Sunday, October 16, 2005

Rambling Thoughts

It occurred to me that no one "self-educates", if what Charlotte Mason and GKC say about education is true. At the same time, everyone "self-educates". How is that so?

All education comes from without, in one sense. Education is what we learn, which essentially comes from how our mind and senses interact with the world. Reading a book is instruction/enlightenment etc from the author(s) of the book, the author is a teacher or guide in apprehending what he is writing about.

In another sense, no learning takes place unless the individual allows it in. Of course, it is very hard NOT to learn. Think about trying not to "learn" from a commercial on TV. Unless you mute it and turn your eyes away, it pours into your mind whether you like it or not (usually NOT).

Commercials are accessible to the extreme, like candy: pure sugar, food coloring and artificial flavoring. There is a paradox that learning we have to work for is more valuable; like digging gems out of the ground, or lifting weights. That doesn't mean that learning is more valuable when it is forced from outside; almost the opposite. But reading a book is harder work than watching TV, so reading is a better activity intellectually.
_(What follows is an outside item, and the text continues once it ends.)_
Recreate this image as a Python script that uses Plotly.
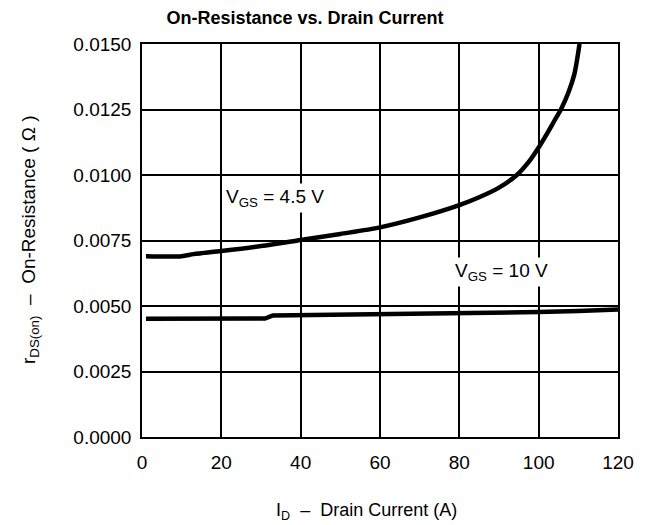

Writing is harder work than reading; learning a language is extremely strenuous to the intellect.

Fun makes things easier again: everyone would rather play a song, play a football game, write something they enjoy writing, than do a drill or write on a boring assigned topic. Fun is the wrong word there, though; the word is MEANING. Those things are more "whole" and significant than isolated drills.

Fun is entertainment -- watching a football game, or listening to music, or reading fiction. Well, I'm still not quite there because these things are all passive physically, but potentially active aesthetically or imaginatively or whatever.

Back to my original thought, such as it was: education is possibly best thought of as an interaction between our own faculties and spirit and the outside world. That brings us to CM's analogy of food being presented and then taken, eaten and assimilated. We don't take sustenance from ourselves, as she said; we take it from outside but then make use of it according to our own capacities and will.